*Stated exercise*:
Retype exactly the lines from the line containing "Generate a web" through the line containing "32.64, 35.27, 35.56];", both included, and nothing more; skip the pictures.

*Records to process*:
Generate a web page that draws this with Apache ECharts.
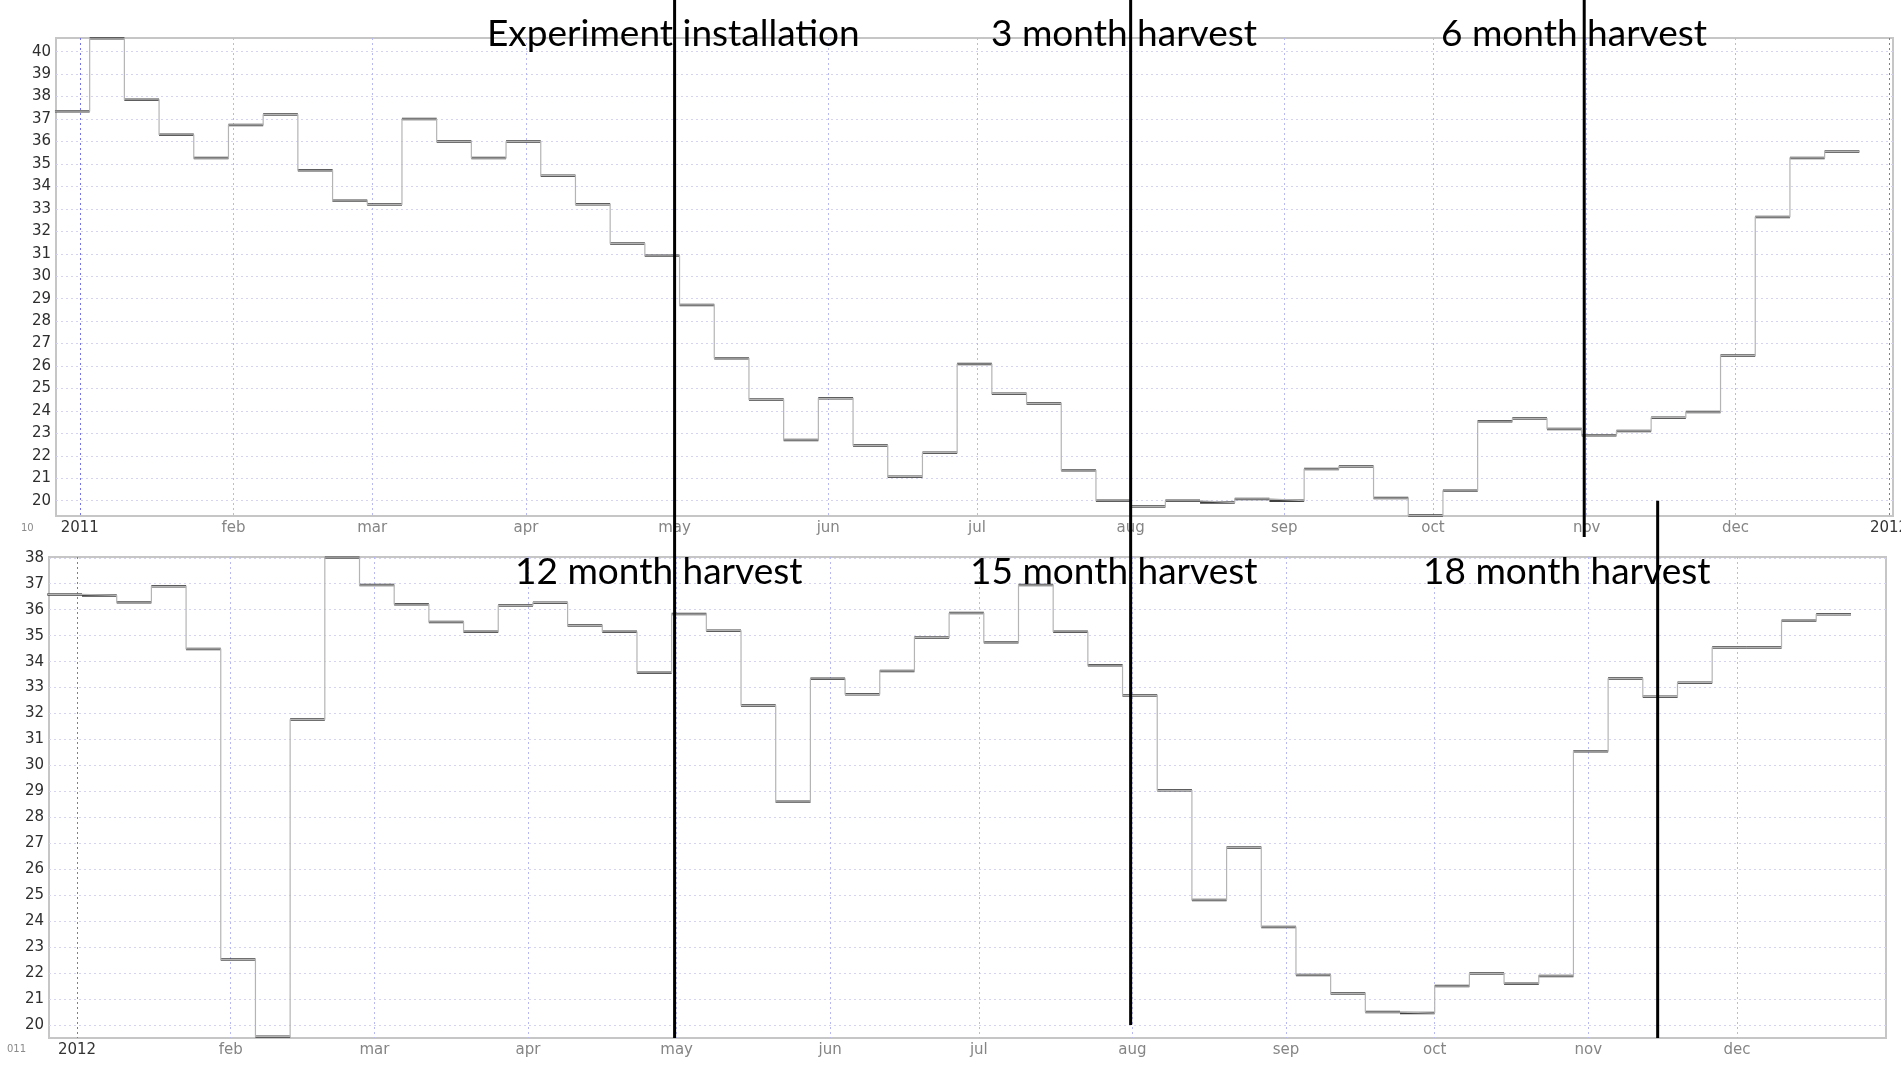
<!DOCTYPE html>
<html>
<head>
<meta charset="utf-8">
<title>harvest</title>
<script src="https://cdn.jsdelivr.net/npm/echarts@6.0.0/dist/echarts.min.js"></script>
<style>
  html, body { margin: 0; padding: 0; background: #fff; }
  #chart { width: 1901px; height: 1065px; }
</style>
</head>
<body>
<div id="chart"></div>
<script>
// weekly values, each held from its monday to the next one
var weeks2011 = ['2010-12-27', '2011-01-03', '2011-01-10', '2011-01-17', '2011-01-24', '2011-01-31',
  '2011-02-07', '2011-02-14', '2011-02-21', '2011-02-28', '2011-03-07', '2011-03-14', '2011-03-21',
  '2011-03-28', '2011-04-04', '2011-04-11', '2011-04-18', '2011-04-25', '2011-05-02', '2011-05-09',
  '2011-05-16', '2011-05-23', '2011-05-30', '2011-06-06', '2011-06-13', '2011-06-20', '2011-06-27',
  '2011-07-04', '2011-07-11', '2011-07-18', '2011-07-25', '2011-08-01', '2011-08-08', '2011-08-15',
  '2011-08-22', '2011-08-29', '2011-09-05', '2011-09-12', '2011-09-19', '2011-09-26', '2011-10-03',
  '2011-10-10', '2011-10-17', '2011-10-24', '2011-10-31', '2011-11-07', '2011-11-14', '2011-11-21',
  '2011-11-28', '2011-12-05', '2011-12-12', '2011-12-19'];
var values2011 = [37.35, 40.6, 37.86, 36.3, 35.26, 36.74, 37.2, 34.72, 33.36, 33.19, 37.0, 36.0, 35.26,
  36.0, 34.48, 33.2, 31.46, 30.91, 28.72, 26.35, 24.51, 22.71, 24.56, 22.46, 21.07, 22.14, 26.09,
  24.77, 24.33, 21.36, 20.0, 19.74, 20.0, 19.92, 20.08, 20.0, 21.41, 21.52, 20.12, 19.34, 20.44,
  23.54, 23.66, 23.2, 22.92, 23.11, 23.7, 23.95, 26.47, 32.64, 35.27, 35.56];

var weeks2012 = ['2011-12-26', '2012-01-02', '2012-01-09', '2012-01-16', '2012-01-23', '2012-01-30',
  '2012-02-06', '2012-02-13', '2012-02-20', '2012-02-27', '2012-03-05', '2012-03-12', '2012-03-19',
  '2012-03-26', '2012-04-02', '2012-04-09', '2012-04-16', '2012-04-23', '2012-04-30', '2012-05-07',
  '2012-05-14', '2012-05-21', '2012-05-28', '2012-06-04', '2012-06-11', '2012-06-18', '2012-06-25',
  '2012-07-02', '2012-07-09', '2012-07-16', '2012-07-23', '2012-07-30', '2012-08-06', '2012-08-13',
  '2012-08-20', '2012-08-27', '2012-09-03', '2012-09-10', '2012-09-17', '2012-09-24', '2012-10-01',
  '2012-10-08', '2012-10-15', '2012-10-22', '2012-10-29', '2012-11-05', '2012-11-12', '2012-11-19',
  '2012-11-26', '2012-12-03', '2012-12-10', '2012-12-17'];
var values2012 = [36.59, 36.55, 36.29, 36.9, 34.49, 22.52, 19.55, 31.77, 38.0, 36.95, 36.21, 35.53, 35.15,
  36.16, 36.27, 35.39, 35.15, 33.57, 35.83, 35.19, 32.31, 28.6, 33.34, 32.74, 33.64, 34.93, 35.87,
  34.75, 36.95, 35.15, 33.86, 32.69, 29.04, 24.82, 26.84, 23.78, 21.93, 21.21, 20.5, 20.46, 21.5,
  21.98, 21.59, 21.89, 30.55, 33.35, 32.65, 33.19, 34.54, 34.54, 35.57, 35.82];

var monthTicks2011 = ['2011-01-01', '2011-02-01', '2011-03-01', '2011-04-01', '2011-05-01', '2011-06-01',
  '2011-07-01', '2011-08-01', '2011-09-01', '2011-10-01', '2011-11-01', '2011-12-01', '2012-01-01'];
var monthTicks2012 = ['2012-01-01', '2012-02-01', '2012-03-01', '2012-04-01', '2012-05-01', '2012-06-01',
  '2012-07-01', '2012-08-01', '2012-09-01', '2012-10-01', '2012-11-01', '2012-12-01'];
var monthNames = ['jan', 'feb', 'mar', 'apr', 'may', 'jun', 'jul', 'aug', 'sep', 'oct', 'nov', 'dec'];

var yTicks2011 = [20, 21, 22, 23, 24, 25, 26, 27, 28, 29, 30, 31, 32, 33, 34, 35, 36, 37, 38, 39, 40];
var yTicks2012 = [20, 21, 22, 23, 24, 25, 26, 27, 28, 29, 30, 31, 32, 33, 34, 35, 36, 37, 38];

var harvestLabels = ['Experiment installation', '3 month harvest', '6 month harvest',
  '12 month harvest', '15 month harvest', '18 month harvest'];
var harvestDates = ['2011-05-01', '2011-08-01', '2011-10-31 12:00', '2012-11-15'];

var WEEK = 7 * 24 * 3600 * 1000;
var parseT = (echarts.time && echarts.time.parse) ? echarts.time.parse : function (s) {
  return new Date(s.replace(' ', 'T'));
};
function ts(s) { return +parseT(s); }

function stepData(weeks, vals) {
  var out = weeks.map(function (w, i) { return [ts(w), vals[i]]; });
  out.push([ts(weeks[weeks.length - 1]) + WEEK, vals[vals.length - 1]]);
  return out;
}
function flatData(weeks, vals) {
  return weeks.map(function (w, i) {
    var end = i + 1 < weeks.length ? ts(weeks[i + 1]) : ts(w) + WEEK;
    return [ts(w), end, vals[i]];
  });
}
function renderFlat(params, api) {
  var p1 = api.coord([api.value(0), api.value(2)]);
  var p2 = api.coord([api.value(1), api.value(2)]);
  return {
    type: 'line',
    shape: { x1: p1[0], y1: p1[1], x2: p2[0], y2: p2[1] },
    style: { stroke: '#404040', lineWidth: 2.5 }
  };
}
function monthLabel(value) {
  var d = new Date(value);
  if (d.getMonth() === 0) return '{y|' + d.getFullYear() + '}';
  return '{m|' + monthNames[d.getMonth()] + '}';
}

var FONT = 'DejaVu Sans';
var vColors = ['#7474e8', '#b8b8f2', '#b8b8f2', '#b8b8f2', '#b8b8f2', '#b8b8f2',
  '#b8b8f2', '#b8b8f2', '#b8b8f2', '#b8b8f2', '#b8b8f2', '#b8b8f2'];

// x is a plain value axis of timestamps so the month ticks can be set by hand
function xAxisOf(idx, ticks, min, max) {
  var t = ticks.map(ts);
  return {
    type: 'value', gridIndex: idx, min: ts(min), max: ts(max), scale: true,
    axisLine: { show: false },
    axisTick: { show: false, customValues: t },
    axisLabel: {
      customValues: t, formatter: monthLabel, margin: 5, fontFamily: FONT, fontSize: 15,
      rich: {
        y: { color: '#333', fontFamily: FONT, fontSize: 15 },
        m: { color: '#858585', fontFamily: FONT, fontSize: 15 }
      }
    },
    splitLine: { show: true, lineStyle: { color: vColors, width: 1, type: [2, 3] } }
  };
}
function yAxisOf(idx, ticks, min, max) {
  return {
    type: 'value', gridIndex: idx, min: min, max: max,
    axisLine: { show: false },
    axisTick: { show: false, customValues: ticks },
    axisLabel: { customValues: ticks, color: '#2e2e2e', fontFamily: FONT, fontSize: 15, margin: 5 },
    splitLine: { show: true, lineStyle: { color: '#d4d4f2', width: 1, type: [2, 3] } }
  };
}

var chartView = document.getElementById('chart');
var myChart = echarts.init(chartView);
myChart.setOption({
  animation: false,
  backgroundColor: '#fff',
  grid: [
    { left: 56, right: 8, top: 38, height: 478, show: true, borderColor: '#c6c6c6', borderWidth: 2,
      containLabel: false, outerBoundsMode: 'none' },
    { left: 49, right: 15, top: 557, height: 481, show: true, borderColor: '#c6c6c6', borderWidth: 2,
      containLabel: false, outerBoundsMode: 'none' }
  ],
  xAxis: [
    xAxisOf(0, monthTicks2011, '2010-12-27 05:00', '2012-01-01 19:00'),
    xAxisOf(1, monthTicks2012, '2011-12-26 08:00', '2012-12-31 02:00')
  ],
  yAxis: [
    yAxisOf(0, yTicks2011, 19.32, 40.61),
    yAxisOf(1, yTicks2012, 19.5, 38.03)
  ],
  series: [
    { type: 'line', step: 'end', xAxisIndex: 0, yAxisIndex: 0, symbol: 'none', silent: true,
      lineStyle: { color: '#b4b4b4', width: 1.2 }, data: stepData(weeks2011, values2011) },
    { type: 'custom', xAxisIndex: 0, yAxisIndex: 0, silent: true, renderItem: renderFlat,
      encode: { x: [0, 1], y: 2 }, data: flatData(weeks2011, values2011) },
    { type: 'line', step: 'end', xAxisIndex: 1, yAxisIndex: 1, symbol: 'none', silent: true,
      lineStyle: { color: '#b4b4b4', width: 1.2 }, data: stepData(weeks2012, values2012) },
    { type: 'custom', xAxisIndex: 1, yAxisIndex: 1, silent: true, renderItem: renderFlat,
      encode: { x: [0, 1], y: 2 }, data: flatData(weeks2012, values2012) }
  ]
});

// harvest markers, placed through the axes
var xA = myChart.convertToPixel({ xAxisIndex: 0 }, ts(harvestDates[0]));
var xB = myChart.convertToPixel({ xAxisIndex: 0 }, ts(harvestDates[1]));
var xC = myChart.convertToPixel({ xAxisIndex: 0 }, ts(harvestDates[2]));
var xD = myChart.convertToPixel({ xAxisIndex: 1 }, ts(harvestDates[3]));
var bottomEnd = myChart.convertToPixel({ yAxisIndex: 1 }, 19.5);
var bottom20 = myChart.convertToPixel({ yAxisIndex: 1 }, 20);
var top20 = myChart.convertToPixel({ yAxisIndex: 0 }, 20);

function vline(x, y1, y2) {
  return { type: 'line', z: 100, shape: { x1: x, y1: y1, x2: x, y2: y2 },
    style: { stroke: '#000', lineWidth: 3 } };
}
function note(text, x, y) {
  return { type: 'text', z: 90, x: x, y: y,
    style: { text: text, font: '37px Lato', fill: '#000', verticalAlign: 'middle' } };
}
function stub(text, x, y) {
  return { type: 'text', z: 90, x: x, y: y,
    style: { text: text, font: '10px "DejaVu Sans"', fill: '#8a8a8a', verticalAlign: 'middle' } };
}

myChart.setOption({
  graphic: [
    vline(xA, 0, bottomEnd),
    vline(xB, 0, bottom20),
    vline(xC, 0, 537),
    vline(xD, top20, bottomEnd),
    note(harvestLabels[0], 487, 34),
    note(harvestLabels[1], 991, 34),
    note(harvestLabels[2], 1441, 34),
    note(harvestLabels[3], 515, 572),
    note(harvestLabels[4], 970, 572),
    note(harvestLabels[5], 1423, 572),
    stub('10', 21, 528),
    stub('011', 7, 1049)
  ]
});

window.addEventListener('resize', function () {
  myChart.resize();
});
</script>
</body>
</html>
==
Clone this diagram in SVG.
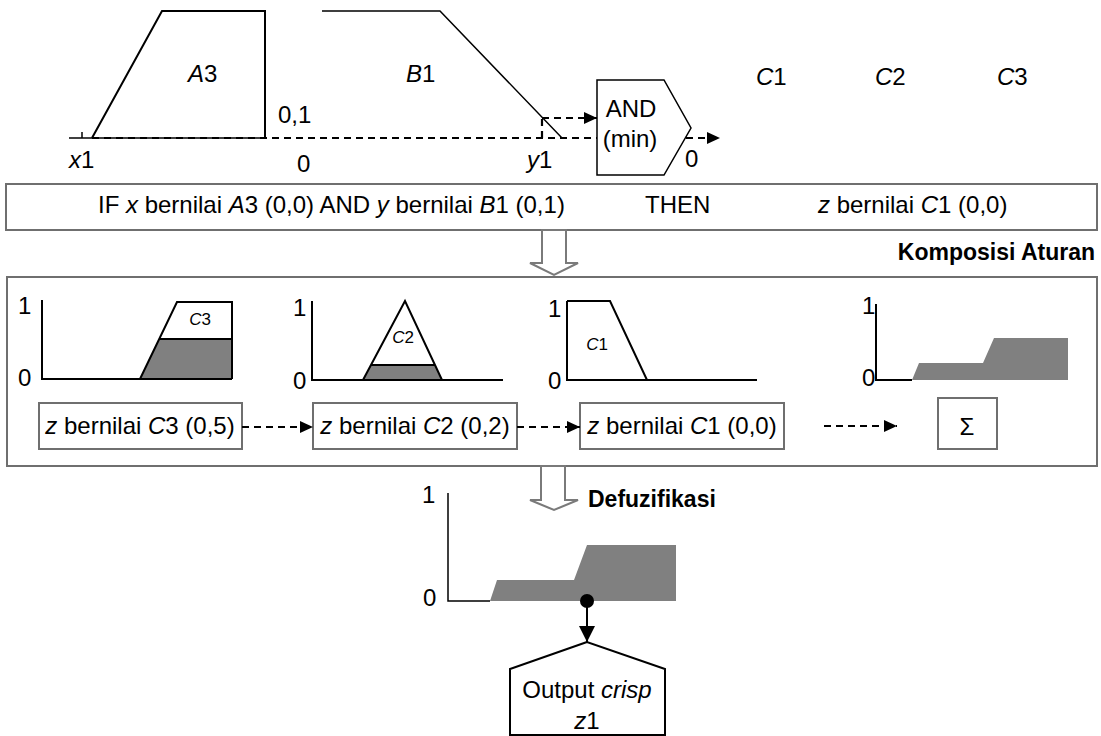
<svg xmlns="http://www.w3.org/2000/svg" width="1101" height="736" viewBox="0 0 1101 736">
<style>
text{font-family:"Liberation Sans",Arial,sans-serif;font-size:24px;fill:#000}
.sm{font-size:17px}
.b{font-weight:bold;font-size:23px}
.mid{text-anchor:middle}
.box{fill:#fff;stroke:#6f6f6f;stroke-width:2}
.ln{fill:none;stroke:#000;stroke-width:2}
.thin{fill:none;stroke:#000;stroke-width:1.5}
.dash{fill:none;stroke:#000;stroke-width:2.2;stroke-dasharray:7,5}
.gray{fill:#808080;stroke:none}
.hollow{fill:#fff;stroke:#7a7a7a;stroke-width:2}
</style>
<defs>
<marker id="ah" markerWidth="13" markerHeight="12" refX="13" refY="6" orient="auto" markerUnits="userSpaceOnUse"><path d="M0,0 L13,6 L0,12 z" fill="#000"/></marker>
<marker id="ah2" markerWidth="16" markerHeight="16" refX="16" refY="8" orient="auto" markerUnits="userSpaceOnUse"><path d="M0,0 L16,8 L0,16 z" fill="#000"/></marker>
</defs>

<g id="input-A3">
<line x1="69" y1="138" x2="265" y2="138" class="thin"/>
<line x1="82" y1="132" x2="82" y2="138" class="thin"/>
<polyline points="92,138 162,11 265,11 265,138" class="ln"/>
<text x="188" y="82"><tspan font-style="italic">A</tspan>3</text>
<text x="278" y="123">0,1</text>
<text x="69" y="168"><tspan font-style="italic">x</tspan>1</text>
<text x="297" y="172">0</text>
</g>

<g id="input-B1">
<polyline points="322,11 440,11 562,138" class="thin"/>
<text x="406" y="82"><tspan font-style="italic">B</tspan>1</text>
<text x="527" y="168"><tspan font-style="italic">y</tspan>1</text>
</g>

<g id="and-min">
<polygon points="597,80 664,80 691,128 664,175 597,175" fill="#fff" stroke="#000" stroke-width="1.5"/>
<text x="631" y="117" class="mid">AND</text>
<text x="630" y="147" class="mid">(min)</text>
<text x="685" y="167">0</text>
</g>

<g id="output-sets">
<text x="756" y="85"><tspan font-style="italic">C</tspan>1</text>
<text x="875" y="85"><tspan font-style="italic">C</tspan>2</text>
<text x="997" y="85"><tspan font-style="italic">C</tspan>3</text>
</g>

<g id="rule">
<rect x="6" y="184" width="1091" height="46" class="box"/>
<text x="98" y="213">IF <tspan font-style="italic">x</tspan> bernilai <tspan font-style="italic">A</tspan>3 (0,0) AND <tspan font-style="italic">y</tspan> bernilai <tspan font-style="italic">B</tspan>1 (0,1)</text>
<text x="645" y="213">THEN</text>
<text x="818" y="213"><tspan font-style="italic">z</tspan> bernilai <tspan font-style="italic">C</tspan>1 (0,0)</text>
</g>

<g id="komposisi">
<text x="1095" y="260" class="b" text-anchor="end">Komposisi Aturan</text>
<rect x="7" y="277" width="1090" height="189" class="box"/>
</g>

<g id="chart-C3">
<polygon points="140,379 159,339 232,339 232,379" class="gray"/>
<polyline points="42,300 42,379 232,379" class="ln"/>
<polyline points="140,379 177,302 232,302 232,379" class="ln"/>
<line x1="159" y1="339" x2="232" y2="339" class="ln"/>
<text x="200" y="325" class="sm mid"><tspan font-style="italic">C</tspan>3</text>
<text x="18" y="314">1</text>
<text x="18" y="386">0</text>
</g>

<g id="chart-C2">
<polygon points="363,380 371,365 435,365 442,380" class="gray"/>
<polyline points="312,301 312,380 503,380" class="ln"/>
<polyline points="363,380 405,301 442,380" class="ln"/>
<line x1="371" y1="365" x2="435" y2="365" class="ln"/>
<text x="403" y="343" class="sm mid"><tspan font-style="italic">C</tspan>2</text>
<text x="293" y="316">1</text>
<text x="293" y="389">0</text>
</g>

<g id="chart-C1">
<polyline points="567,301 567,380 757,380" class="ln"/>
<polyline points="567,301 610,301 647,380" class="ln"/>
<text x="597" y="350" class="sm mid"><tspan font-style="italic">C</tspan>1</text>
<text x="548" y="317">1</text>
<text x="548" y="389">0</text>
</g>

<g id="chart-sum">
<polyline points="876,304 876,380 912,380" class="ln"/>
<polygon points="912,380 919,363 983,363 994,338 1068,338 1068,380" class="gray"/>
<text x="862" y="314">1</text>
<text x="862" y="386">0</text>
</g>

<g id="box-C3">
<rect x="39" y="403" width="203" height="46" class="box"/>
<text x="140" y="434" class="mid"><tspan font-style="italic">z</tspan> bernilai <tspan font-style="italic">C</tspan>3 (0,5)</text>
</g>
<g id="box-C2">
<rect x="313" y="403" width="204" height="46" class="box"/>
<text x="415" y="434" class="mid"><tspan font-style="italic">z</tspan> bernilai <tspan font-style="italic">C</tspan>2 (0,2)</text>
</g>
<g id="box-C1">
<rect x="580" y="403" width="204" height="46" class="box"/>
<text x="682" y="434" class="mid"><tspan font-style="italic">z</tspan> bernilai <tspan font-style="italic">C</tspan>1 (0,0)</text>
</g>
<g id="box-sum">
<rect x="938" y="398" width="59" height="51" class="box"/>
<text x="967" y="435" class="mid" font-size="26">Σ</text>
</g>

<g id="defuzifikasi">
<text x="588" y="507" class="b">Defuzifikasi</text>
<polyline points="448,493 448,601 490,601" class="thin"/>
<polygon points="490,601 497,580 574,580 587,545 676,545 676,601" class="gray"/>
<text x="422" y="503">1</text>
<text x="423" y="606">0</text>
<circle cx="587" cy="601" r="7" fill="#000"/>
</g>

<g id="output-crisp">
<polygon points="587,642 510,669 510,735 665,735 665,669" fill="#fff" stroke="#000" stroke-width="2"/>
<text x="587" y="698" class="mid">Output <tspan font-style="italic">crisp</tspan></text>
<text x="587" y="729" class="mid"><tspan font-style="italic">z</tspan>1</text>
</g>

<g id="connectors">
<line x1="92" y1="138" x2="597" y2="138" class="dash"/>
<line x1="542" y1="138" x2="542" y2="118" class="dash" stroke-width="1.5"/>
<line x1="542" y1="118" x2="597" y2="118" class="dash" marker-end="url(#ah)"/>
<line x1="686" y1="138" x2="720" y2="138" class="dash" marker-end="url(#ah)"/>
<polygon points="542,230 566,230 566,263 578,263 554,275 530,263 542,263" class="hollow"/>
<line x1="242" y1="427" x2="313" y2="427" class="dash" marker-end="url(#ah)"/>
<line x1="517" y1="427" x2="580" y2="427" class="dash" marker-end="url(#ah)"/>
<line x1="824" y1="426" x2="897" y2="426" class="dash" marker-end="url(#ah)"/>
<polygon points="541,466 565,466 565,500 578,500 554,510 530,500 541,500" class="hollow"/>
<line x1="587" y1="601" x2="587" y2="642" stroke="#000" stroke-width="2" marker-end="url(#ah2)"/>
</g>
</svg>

*Result for this exercise*:
Generate a web page that draws this with Apache ECharts.
<!DOCTYPE html>
<html>
<head>
<meta charset="utf-8">
<title>harvest</title>
<script src="https://cdn.jsdelivr.net/npm/echarts@6.0.0/dist/echarts.min.js"></script>
<style>
  html, body { margin: 0; padding: 0; background: #fff; }
  #chart { width: 1901px; height: 1065px; }
</style>
</head>
<body>
<div id="chart"></div>
<script>
// weekly values, each held from its monday to the next one
var weeks2011 = ['2010-12-27', '2011-01-03', '2011-01-10', '2011-01-17', '2011-01-24', '2011-01-31',
  '2011-02-07', '2011-02-14', '2011-02-21', '2011-02-28', '2011-03-07', '2011-03-14', '2011-03-21',
  '2011-03-28', '2011-04-04', '2011-04-11', '2011-04-18', '2011-04-25', '2011-05-02', '2011-05-09',
  '2011-05-16', '2011-05-23', '2011-05-30', '2011-06-06', '2011-06-13', '2011-06-20', '2011-06-27',
  '2011-07-04', '2011-07-11', '2011-07-18', '2011-07-25', '2011-08-01', '2011-08-08', '2011-08-15',
  '2011-08-22', '2011-08-29', '2011-09-05', '2011-09-12', '2011-09-19', '2011-09-26', '2011-10-03',
  '2011-10-10', '2011-10-17', '2011-10-24', '2011-10-31', '2011-11-07', '2011-11-14', '2011-11-21',
  '2011-11-28', '2011-12-05', '2011-12-12', '2011-12-19'];
var values2011 = [37.35, 40.6, 37.86, 36.3, 35.26, 36.74, 37.2, 34.72, 33.36, 33.19, 37.0, 36.0, 35.26,
  36.0, 34.48, 33.2, 31.46, 30.91, 28.72, 26.35, 24.51, 22.71, 24.56, 22.46, 21.07, 22.14, 26.09,
  24.77, 24.33, 21.36, 20.0, 19.74, 20.0, 19.92, 20.08, 20.0, 21.41, 21.52, 20.12, 19.34, 20.44,
  23.54, 23.66, 23.2, 22.92, 23.11, 23.7, 23.95, 26.47, 32.64, 35.27, 35.56];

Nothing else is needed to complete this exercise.